LeBlanc Haley said elected officials must demonstrate leadership, not capitulation.
“Because capitulation means death for people, and that is unacceptable, and it also means that we’re not living up to its obligation to provide housing as a right,” she said.
Minister responsible for housing David Hickey said it has learned its lesson on meaningful consultation. Hickey spoke with Mayor Allan MacEachern earlier this week and told him the province needs a bridge housing project in St. Stephen.
“We need a solution to the shelter situation in St. Stephen and we have the funding … to do it at this moment,” he said. “We need to be able to deliver on that quickly.”

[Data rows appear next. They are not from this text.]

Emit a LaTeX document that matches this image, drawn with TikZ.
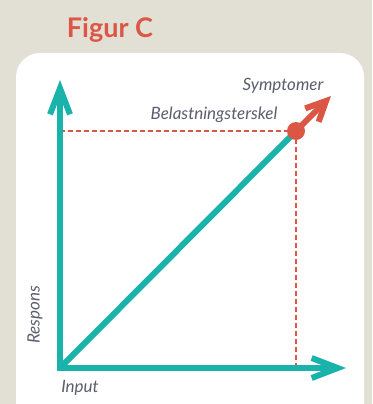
\documentclass[tikz,border=0pt]{standalone}
\usepackage{fontspec}
\setmainfont{Lato}
\usetikzlibrary{arrows.meta}
\definecolor{bgc}{HTML}{E2DFD5}
\definecolor{teal1}{HTML}{1AB3AC}
\definecolor{red1}{HTML}{DC5646}
\definecolor{txt}{HTML}{5B5E6E}
\begin{document}
\begin{tikzpicture}[x=1pt,y=-1pt,
  axis/.style={draw=teal1,line width=6pt,-{Straight Barb[length=26pt,width=20pt]}},
  lbl/.style={text=txt,font=\itshape\fontsize{17}{17}\selectfont,inner sep=0pt},
  thr/.style={draw=red1,line width=1.1pt,dash pattern=on 5pt off 3pt}]
\fill[bgc] (0,0) rectangle (372,404);
\useasboundingbox (0,0) rectangle (372,404);
\fill[white,rounded corners=24pt] (16,53) rectangle (364,430);
\node[text=red1,font=\bfseries\fontsize{27}{27}\selectfont,inner sep=0pt] (title) at (110,30) {Figur C};
\coordinate (O) at (60,368);
\coordinate (ytip) at (60,80);
\coordinate (xtip) at (346,368);
\coordinate (P) at (296,131);
\coordinate (sym) at (331,96);
\coordinate (hl) at (60,131);
\coordinate (vb) at (296,368);
\draw[thr] (hl) -- (P);
\draw[thr] (P) -- (vb);
\draw[draw=teal1,line width=6pt] (O) -- (P);
\draw[axis] (57,368) -- (xtip);
\draw[axis] (60,371) -- (ytip);
\draw[draw=red1,line width=6pt,-{Straight Barb[length=20pt,width=19pt]}] (P) -- (sym);
\fill[red1] (P) circle (9pt);
\node[lbl] (symlbl) at (283,86) {Symptomer};
\node[lbl] (bel) at (214,115) {Belastningsterskel};
\node[lbl,rotate=90] (resp) at (35,315) {Respons};
\node[lbl] (inp) at (80,388) {Input};
\end{tikzpicture}
\end{document}
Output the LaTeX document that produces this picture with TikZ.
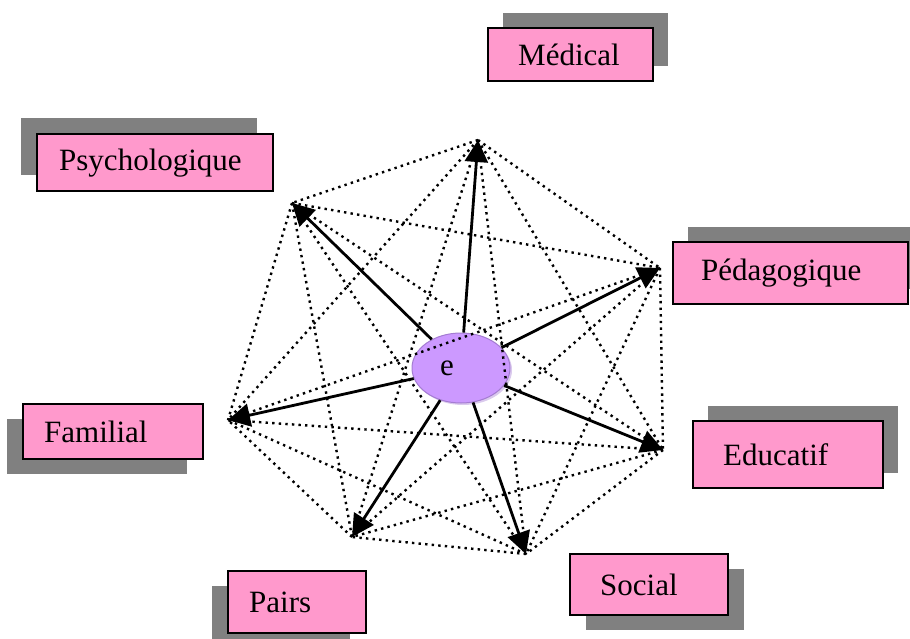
\documentclass[tikz,border=0pt]{standalone}
\usepackage{fontspec}
\setmainfont{Liberation Serif}
\usetikzlibrary{arrows.meta,shadows,shapes.geometric}
\definecolor{BoxPink}{HTML}{FF99CC}
\definecolor{ShadowGray}{HTML}{808080}
\definecolor{CoreLilac}{HTML}{CC99FF}
\definecolor{CoreRim}{HTML}{A47CD2}

\begin{document}
\begin{tikzpicture}[
    x=1pt,y=-1pt,
    font=\fontsize{31}{36}\selectfont,
    link/.style={line width=2.4pt,dash pattern=on 2.4pt off 4.2pt},
    pull/.style={-{Triangle[length=22pt,width=23pt]},line width=2.8pt},
    field/.style={draw=black,line width=2.4pt,fill=BoxPink,align=left,
      anchor=north west,inner ysep=0pt},
    shade ur/.style={general shadow={fill=ShadowGray,shadow xshift=15pt,shadow yshift=15pt}},
    shade ul/.style={general shadow={fill=ShadowGray,shadow xshift=-16pt,shadow yshift=16pt}},
    shade dr/.style={general shadow={fill=ShadowGray,shadow xshift=16pt,shadow yshift=-15pt}},
    shade dl/.style={general shadow={fill=ShadowGray,shadow xshift=-16pt,shadow yshift=-15pt}},
    core/.style={ellipse,draw=CoreRim,line width=1pt,fill=CoreLilac,
      minimum width=98pt,minimum height=70pt,inner sep=0pt,
      drop shadow={fill=CoreRim!80,shadow xshift=2pt,shadow yshift=-2pt}}
  ]
    \useasboundingbox (0,0) rectangle (910,639);

    % Surrounding fields.
    \node[field,shade ur,text width=105pt,inner xsep=30pt,minimum height=53pt]
      (medical) at (487,27) {Médical};
    \node[field,shade ul,text width=192pt,inner xsep=22pt,minimum height=57pt]
      (psycho) at (36,133) {Psychologique};
    \node[field,shade ur,text width=179pt,inner xsep=28pt,minimum height=62pt]
      (pedago) at (672,241) {Pédagogique};
    \node[field,shade ur,text width=130pt,inner xsep=30pt,minimum height=67pt]
      (educ) at (692,420) {Educatif};
    \node[field,shade dr,text width=98pt,inner xsep=30pt,minimum height=61pt]
      (social) at (569,553) {Social};
    \node[field,shade dl,text width=96pt,inner xsep=21pt,minimum height=62pt]
      (pairs) at (227,570) {Pairs};
    \node[field,shade dl,text width=138pt,inner xsep=21pt,minimum height=55pt]
      (familial) at (22,403) {Familial};

    % Corners of the web.
    \coordinate (vmed) at (478,140);
    \coordinate (vpsy) at (292,203);
    \coordinate (vped) at (660,268);
    \coordinate (vedu) at (663,450);
    \coordinate (vsoc) at (526,554);
    \coordinate (vpai) at (352,537);
    \coordinate (vfam) at (228,420);

    \node[core] (e) at (461,368) {e\hspace*{28pt}};

    % Dotted web between every pair of corners.
    \draw[link] (vmed) -- (vpsy) (vmed) -- (vped) (vmed) -- (vedu)
      (vmed) -- (vsoc) (vmed) -- (vpai) (vmed) -- (vfam);
    \draw[link] (vpsy) -- (vped) (vpsy) -- (vedu) (vpsy) -- (vsoc)
      (vpsy) -- (vpai) (vpsy) -- (vfam);
    \draw[link] (vped) -- (vedu) (vped) -- (vsoc) (vped) -- (vpai)
      (vped) -- (vfam);
    \draw[link] (vedu) -- (vsoc) (vedu) -- (vpai) (vedu) -- (vfam);
    \draw[link] (vsoc) -- (vpai) (vsoc) -- (vfam);
    \draw[link] (vpai) -- (vfam);

    % Arrows out of the centre.
    \draw[pull] (e) -- (vmed);
    \draw[pull] (e) -- (vpsy);
    \draw[pull] (e) -- (vped);
    \draw[pull] (e) -- (vedu);
    \draw[pull] (e) -- (vsoc);
    \draw[pull] (e) -- (vpai);
    \draw[pull] (e) -- (vfam);
  \end{tikzpicture}
\end{document}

He said if the municipality can commit to finding a location, the province will begin its partnership with whatever operator that is going to lead it.
“We’ll start making sure we’re buying the infrastructure,” he said, adding it wants to move forward with the funding so when the right site is identified, the province can move quickly.
“At the end of the day, it means we need the municipality to commit to finding us the right location,” Hickey said.
Hickey said there is an urgency to distribute the $7.4 million before the end of the fiscal year, which is typically in March. Neighbourhood Works Inc., the operator of the Lighthouse Lodge in St. Stephen, submitted a 17-page proposal to the council for consideration in November 2025.
MacEachern said he hopes a new location for the proposed project can be found in a matter of days, not months.